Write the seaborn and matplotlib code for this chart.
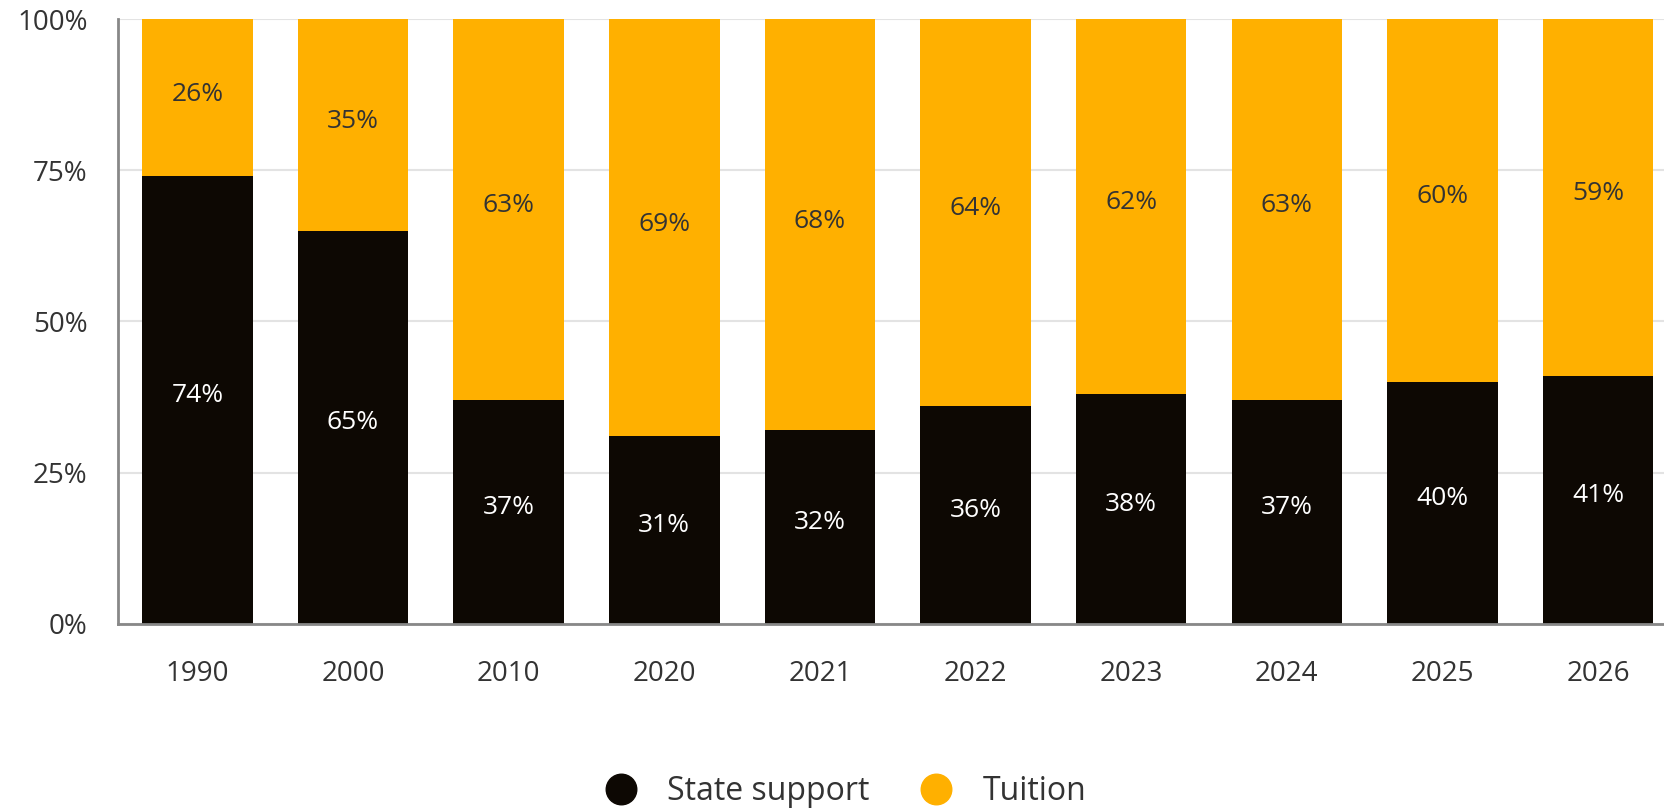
import matplotlib
matplotlib.use("Agg")
import matplotlib.pyplot as plt
import seaborn as sns
import pandas as pd
from matplotlib.lines import Line2D
from matplotlib.ticker import FuncFormatter

years = ["1990", "2000", "2010", "2020", "2021", "2022", "2023", "2024", "2025", "2026"]
state_support = [74, 65, 37, 31, 32, 36, 38, 37, 40, 41]
tuition = [26, 35, 63, 69, 68, 64, 62, 63, 60, 59]

BLACK = "#0d0803"
GOLD = "#ffb000"
TEXT = "#333333"

sns.set_theme(style="white")
plt.rcParams["font.family"] = ["Open Sans", "DejaVu Sans"]

df = pd.DataFrame({"year": years, "state": state_support, "tuition": tuition})
df["total"] = df["state"] + df["tuition"]

fig = plt.figure(figsize=(16.65, 8.09), dpi=100)
ax = fig.add_axes([0.0709, 0.2287, 0.9291, 0.7478])

sns.barplot(data=df, x="year", y="total", color=GOLD, width=0.71,
            saturation=1, linewidth=0, ax=ax, zorder=2)
sns.barplot(data=df, x="year", y="state", color=BLACK, width=0.71,
            saturation=1, linewidth=0, ax=ax, zorder=3)

# labels sit roughly in the middle of each segment
for i, row in df.iterrows():
    ax.text(i, row["state"] / 2 + 0.8, f"{row['state']}%", ha="center", va="center",
            color="white", fontsize=19, zorder=4)
    ax.text(i, row["state"] + row["tuition"] / 2 + 0.6, f"{row['tuition']}%",
            ha="center", va="center", color=TEXT, fontsize=19, zorder=4)

ax.set_ylim(0, 100)
ax.set_xlim(-0.51, len(years) - 0.57)
ax.set_yticks([0, 25, 50, 75, 100])
ax.yaxis.set_major_formatter(FuncFormatter(lambda v, p: f"{int(v)}%"))
ax.yaxis.grid(True, color="#e3e3e3", linewidth=1.5, zorder=0)
ax.set_axisbelow(True)
ax.set_xlabel("")
ax.set_ylabel("")
ax.tick_params(axis="x", length=0, pad=26, labelsize=20, labelcolor=TEXT)
ax.tick_params(axis="y", length=0, pad=22, labelsize=20, labelcolor=TEXT)

for side in ["top", "right"]:
    ax.spines[side].set_visible(False)
for side in ["left", "bottom"]:
    ax.spines[side].set_color("#888888")
    ax.spines[side].set_linewidth(2)
    ax.spines[side].set_zorder(5)

handles = [
    Line2D([], [], marker="o", linestyle="", markersize=22, color=BLACK, label="State support"),
    Line2D([], [], marker="o", linestyle="", markersize=22, color=GOLD, label="Tuition"),
]
leg = fig.legend(handles=handles, loc="center", bbox_to_anchor=(0.503, 0.022),
                 ncol=2, frameon=False, fontsize=23, handletextpad=0.45,
                 columnspacing=1.1)
for t in leg.get_texts():
    t.set_color(TEXT)

fig.savefig("out.png", dpi=100)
#####
■ To do ■
Copy nothing but the lines from the first one in the listing through the line with "color=TEXT, fontsize=19, zorder=4)", and omit the pictures.

■ Exercise response ■
Write the seaborn and matplotlib code for this chart.
import matplotlib
matplotlib.use("Agg")
import matplotlib.pyplot as plt
import seaborn as sns
import pandas as pd
from matplotlib.lines import Line2D
from matplotlib.ticker import FuncFormatter

years = ["1990", "2000", "2010", "2020", "2021", "2022", "2023", "2024", "2025", "2026"]
state_support = [74, 65, 37, 31, 32, 36, 38, 37, 40, 41]
tuition = [26, 35, 63, 69, 68, 64, 62, 63, 60, 59]

BLACK = "#0d0803"
GOLD = "#ffb000"
TEXT = "#333333"

sns.set_theme(style="white")
plt.rcParams["font.family"] = ["Open Sans", "DejaVu Sans"]

df = pd.DataFrame({"year": years, "state": state_support, "tuition": tuition})
df["total"] = df["state"] + df["tuition"]

fig = plt.figure(figsize=(16.65, 8.09), dpi=100)
ax = fig.add_axes([0.0709, 0.2287, 0.9291, 0.7478])

sns.barplot(data=df, x="year", y="total", color=GOLD, width=0.71,
            saturation=1, linewidth=0, ax=ax, zorder=2)
sns.barplot(data=df, x="year", y="state", color=BLACK, width=0.71,
            saturation=1, linewidth=0, ax=ax, zorder=3)

# labels sit roughly in the middle of each segment
for i, row in df.iterrows():
    ax.text(i, row["state"] / 2 + 0.8, f"{row['state']}%", ha="center", va="center",
            color="white", fontsize=19, zorder=4)
    ax.text(i, row["state"] + row["tuition"] / 2 + 0.6, f"{row['tuition']}%",
            ha="center", va="center", color=TEXT, fontsize=19, zorder=4)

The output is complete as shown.